2. Expression Evaluation & Syntax Parsing
- Ensures correct execution order in arithmetic expressions by managing operator precedence.
- Used in parsing programming languages, particularly for validating brackets and expressions.
- Converts infix expressions to postfix notation, which is easier for computers to evaluate.
3. Undo/Redo Mechanism in Software
- Stores user actions as stack operations in text editors, image editors, and IDEs.
- Pressing Undo pops the last action from the stack and reverses it.
- Redo re-applies an action by pushing it back onto the stack.
4. Backtracking Algorithms
- Used in problems that require trying different possibilities and reverting if needed.
- Common in Sudoku solvers, maze pathfinding, and the N-Queens problem.
- Stores previous states, allowing the algorithm to revert to an earlier position when a dead end is reached.
5. Depth-First Search (DFS) in Graphs
- DFS explores a graph deep into one path before backtracking.
- Uses a stack to store nodes that need to be visited.
- Helps in finding connected components, cycle detection, and solving maze problems.
6. Web Page History (Back Button in Browsers)

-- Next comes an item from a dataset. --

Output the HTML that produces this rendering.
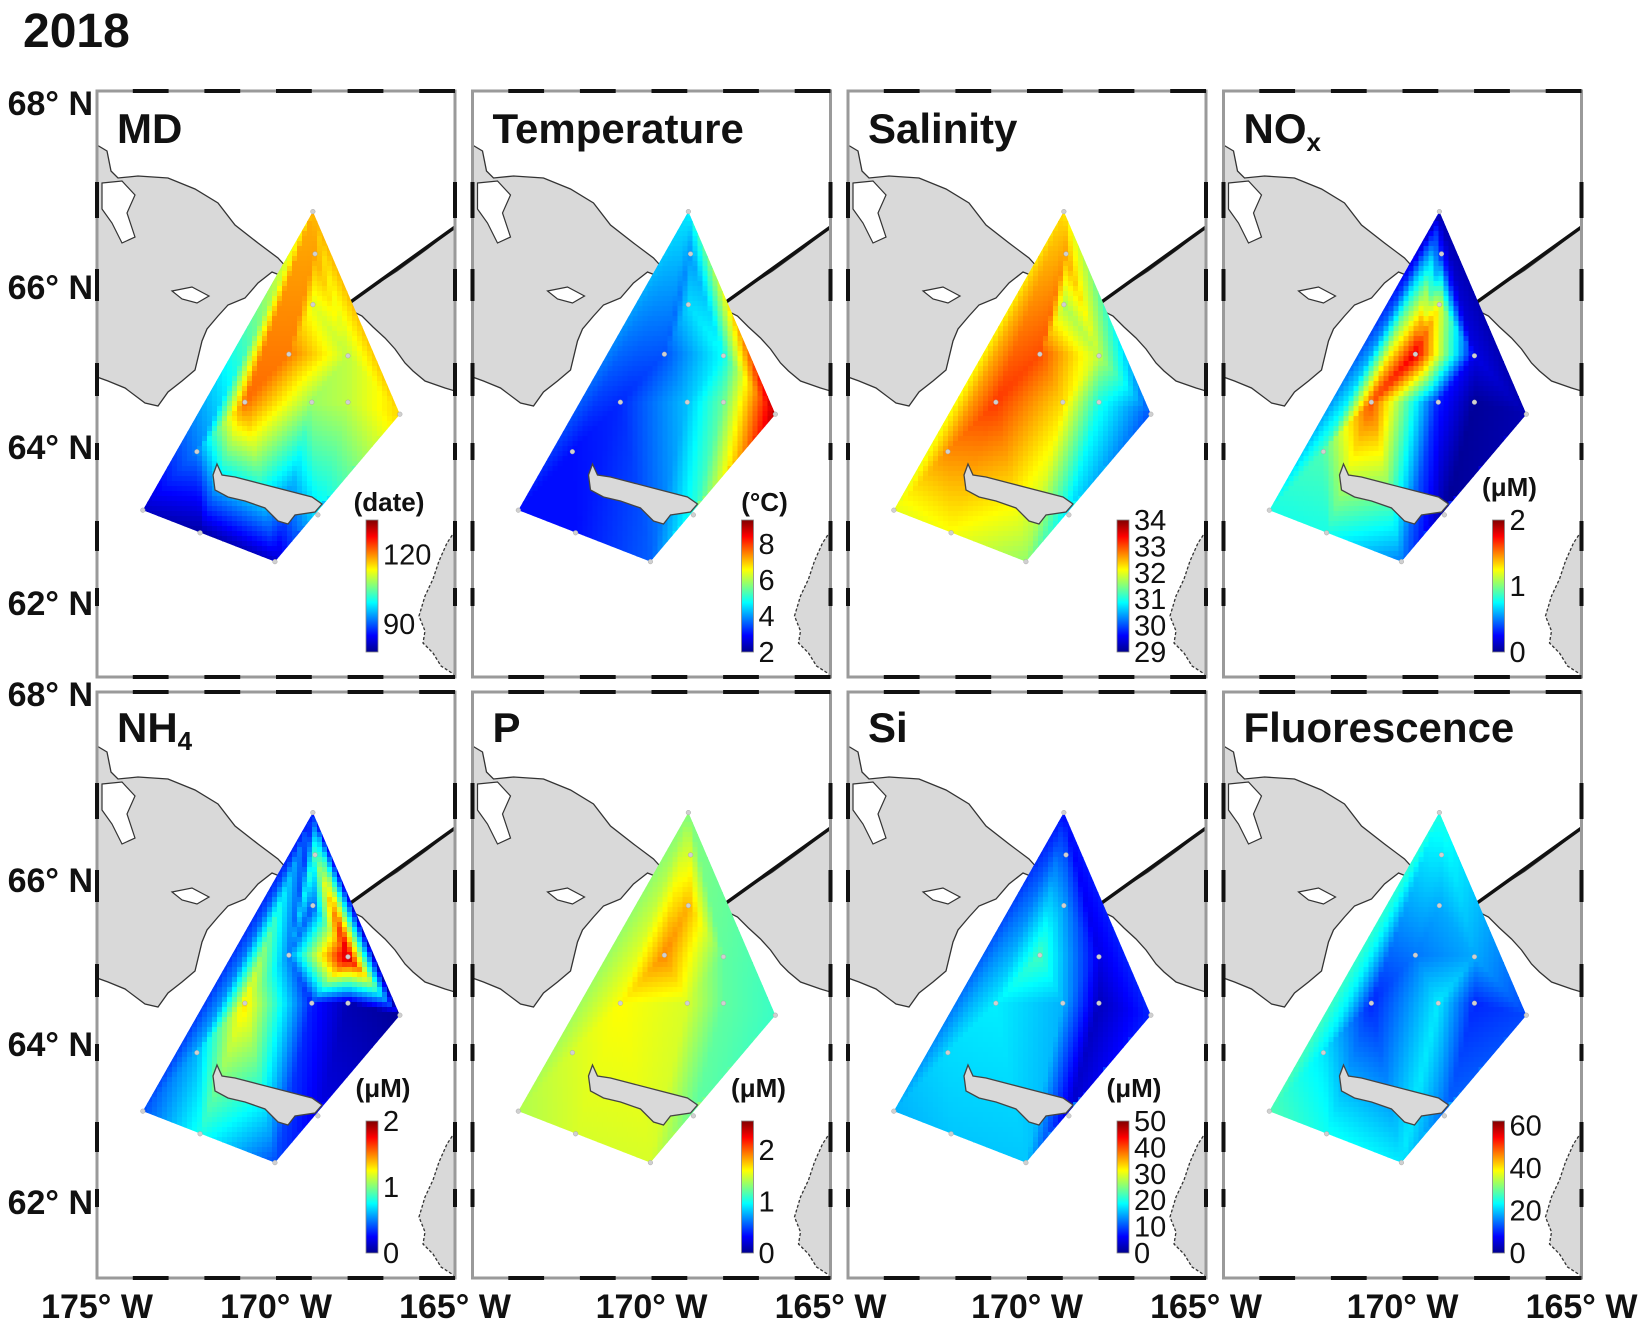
<!DOCTYPE html>
<html><head><meta charset="utf-8"><title>2018 Bering Strait maps</title>
<style>
html,body{margin:0;padding:0;background:#fff;}
svg{display:block;font-family:"Liberation Sans",Arial,sans-serif;}
</style></head>
<body>
<svg id="fig" width="1650" height="1324" viewBox="0 0 1650 1324" xmlns="http://www.w3.org/2000/svg">
<defs>
<linearGradient id="jetgrad" x1="0" y1="1" x2="0" y2="0">
<stop offset="0" stop-color="#00008f"/><stop offset="0.125" stop-color="#0000ff"/>
<stop offset="0.375" stop-color="#00ffff"/><stop offset="0.625" stop-color="#ffff00"/>
<stop offset="0.875" stop-color="#ff0000"/><stop offset="1" stop-color="#800000"/>
</linearGradient>
</defs>
<text x="23" y="47" font-size="48" font-weight="bold" fill="#111">2018</text>
</svg>
<script>
// ---- station data (lon, lat) ----
const stationLon = [-168.97,-168.91,-168.97,-169.64,-167.99,-170.87,-169.0,-167.99,-172.21,-173.72,-172.12,-170.03,-166.54,-168.83];
const stationLat = [66.82,66.36,65.78,65.16,65.14,64.56,64.56,64.56,63.94,63.19,62.9,62.53,64.41,63.13];
const kiteIdx = [0,12,11,9];
const triangles = [[0,1,4],[0,4,12],[1,2,4],[1,3,2],[0,3,1],[0,5,3],[0,8,5],[0,9,8],
  [2,3,4],[3,6,4],[3,5,6],[4,6,7],[4,7,12],[9,10,8],[8,10,5],[5,10,11],[5,11,6],
  [6,11,13],[6,13,7],[7,13,12],[13,11,12]];

// ---- per-panel values ----
const mdValues    = [118,119,112,121,110,122,108,110,92,82,80,82,116,98];
const tempValues  = [4.6,4.0,4.5,3.5,4.8,3.2,4.3,5.5,3.0,3.0,3.0,3.6,9.0,5.0];
const salValues   = [32.3,32.6,31.7,33.0,31.8,33.1,32.3,31.0,32.7,32.0,32.1,31.6,30.0,30.7];
const noxValues   = [0.1,0.3,1.2,1.8,0.2,1.6,0.3,0.05,0.9,0.8,0.8,0.5,0.1,0.05];
const nh4Values   = [0.3,0.9,0.4,0.5,1.9,1.3,0.3,0.1,0.6,0.4,0.8,0.4,0.05,0.2];
const pValues     = [1.3,1.5,1.8,1.9,1.2,1.6,1.5,1.2,1.5,1.4,1.5,1.5,1.1,1.2];
const siValues    = [7,10,14,22,5,18,15,3,17,15,16,16,8,4];
const fluoValues  = [25,22,18,15,18,10,22,10,22,28,24,22,12,14];

// ---- colorbar ranges & ticks ----
const mdRange = [78,135],   mdTicks = [90,120];
const tempRange = [2,9.33], tempTicks = [2,4,6,8];
const salRange = [29,34],   salTicks = [29,30,31,32,33,34];
const noxRange = [0,2],     noxTicks = [0,1,2];
const nh4Range = [0,2],     nh4Ticks = [0,1,2];
const pRange = [0,2.56],    pTicks = [0,1,2];
const siRange = [0,50],     siTicks = [0,10,20,30,40,50];
const fluoRange = [0,62],   fluoTicks = [0,20,40,60];

// ---- axis labels ----
const latTickLabels = ["68° N","66° N","64° N","62° N"];
const lonTickLabels = ["175° W","170° W","165° W"];

const NS="http://www.w3.org/2000/svg";
const svg=document.getElementById('fig');
function mk(tag,attrs,parent){const e=document.createElementNS(NS,tag);for(const k in attrs)e.setAttribute(k,attrs[k]);(parent||svg).appendChild(e);return e;}
const PW=358, PH=586;
const panelLeft=[97,472.5,848,1223.5], panelTop=[91,692];
function xOf(lon){return (lon+175)*35.8;}
const latKnots=[68,66,64,62], yKnots=[12,196,356,512];
function yOf(lat){
  let i=0; if(lat<66)i=1; if(lat<64)i=2;
  const t=(latKnots[i]-lat)/(latKnots[i]-latKnots[i+1]);
  return yKnots[i]+t*(yKnots[i+1]-yKnots[i]);
}
function clamp(v){return Math.max(0,Math.min(1,v));}
function jet(t){t=clamp(t);
  const r=clamp(1.5-Math.abs(4*t-3)),g=clamp(1.5-Math.abs(4*t-2)),b=clamp(1.5-Math.abs(4*t-1));
  return `rgb(${Math.round(r*255)},${Math.round(g*255)},${Math.round(b*255)})`;}
function pts(a){return a.map(p=>p.join(',')).join(' ');}

// map geometry (panel-local pixels)
const chukotka=[[0,54],[10,60],[14,80],[21,87],[41,85],[71,87],[98,98],[121,112],[138,134],[161,152],[181,167],[191,178],[185,185],[175,181],[161,192],[148,207],[131,214],[121,225],[110,238],[105,250],[98,279],[85,290],[71,301],[61,315],[48,312],[28,297],[11,290],[0,286]];
const bay=[[5,92],[25,90],[38,104],[30,122],[38,146],[25,152],[15,132],[5,118]];
const inlet=[[75,200],[95,196],[112,205],[100,212],[85,208]];
const alaska=[[248,215],[275,196],[300,180],[330,158],[358,136],[358,300],[348,297],[328,290],[316,280],[308,272],[298,258],[288,247],[276,236],[265,225],[255,220]];
const island=[[120,373],[125,384],[138,386],[161,392],[188,399],[215,406],[225,413],[218,421],[198,424],[191,433],[181,430],[168,417],[148,410],[131,406],[118,399],[116,384]];
const yukon=[[358,440],[350,452],[342,470],[336,488],[328,505],[322,525],[328,540],[326,552],[336,562],[344,575],[358,584]];
const leftDash=[[91,127],[178,210],[272,305],[352,369],[430,460],[497,515]];

const panels=[
 {title:"MD",sub:"",vals:mdValues,range:mdRange,ticks:mdTicks,unit:"(date)",name:"md"},
 {title:"Temperature",sub:"",vals:tempValues,range:tempRange,ticks:tempTicks,unit:"(°C)",name:"temperature"},
 {title:"Salinity",sub:"",vals:salValues,range:salRange,ticks:salTicks,unit:"",name:"salinity"},
 {title:"NO",sub:"x",vals:noxValues,range:noxRange,ticks:noxTicks,unit:"(μM)",name:"nox",unitTop:true},
 {title:"NH",sub:"4",vals:nh4Values,range:nh4Range,ticks:nh4Ticks,unit:"(μM)",name:"nh4",unitTop:true},
 {title:"P",sub:"",vals:pValues,range:pRange,ticks:pTicks,unit:"(μM)",name:"p",unitTop:true},
 {title:"Si",sub:"",vals:siValues,range:siRange,ticks:siTicks,unit:"(μM)",name:"si",unitTop:true},
 {title:"Fluorescence",sub:"",vals:fluoValues,range:fluoRange,ticks:fluoTicks,unit:"",name:"fluorescence"}
];

const sx=stationLon.map(xOf), sy=stationLat.map(yOf);
const kite=kiteIdx.map(i=>[sx[i],sy[i]]);

function bary(px,py,t){
  const [a,b,c]=t;const x1=sx[a],y1=sy[a],x2=sx[b],y2=sy[b],x3=sx[c],y3=sy[c];
  const d=(y2-y3)*(x1-x3)+(x3-x2)*(y1-y3);
  const l1=((y2-y3)*(px-x3)+(x3-x2)*(py-y3))/d;
  const l2=((y3-y1)*(px-x3)+(x1-x3)*(py-y3))/d;
  return [l1,l2,1-l1-l2];
}
function interp(px,py,vals){
  let best=null,bm=-1e9;
  for(const t of triangles){const l=bary(px,py,t);const m=Math.min(l[0],l[1],l[2]);if(m>bm){bm=m;best=[t,l];}}
  const [t,l]=best;let w=l.map(v=>Math.max(0,v));const s=w[0]+w[1]+w[2];
  return (w[0]*vals[t[0]]+w[1]*vals[t[1]]+w[2]*vals[t[2]])/s;
}

panels.forEach((P,pi)=>{
  const col=pi%4,row=Math.floor(pi/4);
  const g=mk('g',{transform:`translate(${panelLeft[col]},${panelTop[row]})`});
  
  
  const cp=mk('clipPath',{id:'pc'+pi},g); mk('rect',{x:0,y:0,width:PW,height:PH},cp);
  const ck=mk('clipPath',{id:'kc'+pi},g); mk('polygon',{points:pts(kite)},ck);
  const inner=mk('g',{'clip-path':`url(#pc${pi})`},g);
  mk('rect',{x:0,y:0,width:PW,height:PH,fill:'#fff'},inner);
  const land=mk('polygon',{points:pts(chukotka),fill:'#d9d9d9',stroke:'#333','stroke-width':1.3},inner);
  
  
  mk('polygon',{points:pts(bay),fill:'#fff',stroke:'#333','stroke-width':1.2},inner);
  mk('polygon',{points:pts(inlet),fill:'#fff',stroke:'#333','stroke-width':1.2},inner);
  const ak=mk('polygon',{points:pts(alaska),fill:'#d9d9d9',stroke:'#333','stroke-width':1.3},inner);
  
  
  const yk=mk('polygon',{points:pts(yukon),fill:'#d9d9d9',stroke:'#333','stroke-width':1.3,'stroke-dasharray':'3 2'},inner);
  
  
  mk('line',{x1:248,y1:215,x2:358,y2:136,stroke:'#111','stroke-width':3.5},inner);
  // heatmap
  const hm=mk('g',{'clip-path':`url(#kc${pi})`},inner);
  
  
  const step=5,[vmin,vmax]=P.range;
  for(let y=110;y<480;y+=step){for(let x=40;x<310;x+=step){
    const v=interp(x+step/2,y+step/2,P.vals);
    const c=mk('rect',{x:x,y:y,width:step+0.6,height:step+0.6,fill:jet((v-vmin)/(vmax-vmin))},hm);
    
    
  }}
  const isl=mk('polygon',{points:pts(island),fill:'#d9d9d9',stroke:'#444','stroke-width':1.3},inner);
  
  
  sx.forEach((x,k)=>{const d=mk('circle',{cx:x,cy:sy[k],r:2.3,fill:'#d0d0d0',stroke:'#aaa','stroke-width':0.5},inner);
    
    });
  // title
  const t=mk('text',{x:20,y:row===0?52:50,'font-size':42,'font-weight':'bold',fill:'#111'},g);
  
  
  t.textContent=P.title;
  if(P.sub){const ts=mk('tspan',{'font-size':26,dy:8},t);ts.textContent=P.sub;}
  // colorbar
  const cbx=269,cbt=429,cbb=561,cbh=cbb-cbt;
  const cb=mk('rect',{x:cbx,y:cbt,width:12,height:cbh,fill:'url(#jetgrad)',stroke:'#888','stroke-width':0.8},g);
  
  
  P.ticks.forEach(v=>{const ty=cbb-(v-vmin)/(vmax-vmin)*cbh;
    const tl=mk('text',{x:cbx+17,y:ty+10,'font-size':29,fill:'#111'},g);
    
    
    tl.textContent=String(v);});
  if(P.unit){const ut=mk('text',{x:P.unitTop?286:292,y:P.unitTop?405:420,'font-size':26,'font-weight':'bold','text-anchor':'middle',fill:'#111'},g);
    
    
    ut.textContent=P.unit;}
  // frame
  mk('rect',{x:0,y:0,width:PW,height:PH,fill:'none',stroke:'#9a9a9a','stroke-width':3},g);
  mk('line',{x1:0,y1:0,x2:PW,y2:0,stroke:'#111','stroke-width':4,'stroke-dasharray':'35.8 35.8','stroke-dashoffset':35.8},g);
  mk('line',{x1:0,y1:PH,x2:PW,y2:PH,stroke:'#111','stroke-width':4,'stroke-dasharray':'35.8 35.8','stroke-dashoffset':35.8},g);
  leftDash.forEach(s=>{mk('line',{x1:0,y1:s[0],x2:0,y2:s[1],stroke:'#111','stroke-width':4},g);
    mk('line',{x1:PW,y1:s[0],x2:PW,y2:s[1],stroke:'#111','stroke-width':4},g);});
});

// latitude labels
const latY=[[103,287,447,603],[694,880,1044,1202]];
latY.forEach(r=>r.forEach((y,i)=>{const l=mk('text',{x:93,y:y+12,'font-size':34,'font-weight':'bold','text-anchor':'end',fill:'#111'});
  
  
  l.textContent=latTickLabels[i];}));
// longitude labels
panelLeft.forEach((pl,c)=>{[0,1,2].forEach(i=>{if(c>0&&i===0)return;
  const x=pl+i*179;
  const l=mk('text',{x:x,y:1318,'font-size':34,'font-weight':'bold','text-anchor':'middle',fill:'#111'});
  
  
  l.textContent=lonTickLabels[i];});});
</script>
</body></html>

- Every visited web page is pushed onto the history stack.
- Clicking "Back" pops the last visited page, returning the user to the previous one.
- This method allows users to navigate webpages in reverse order efficiently.
Stacks are a simple yet powerful data structure with diverse applications in memory management, problem-solving, and algorithm optimization. Their efficiency in handling reversibility and sequential access makes them essential in both software development and real-world computing systems.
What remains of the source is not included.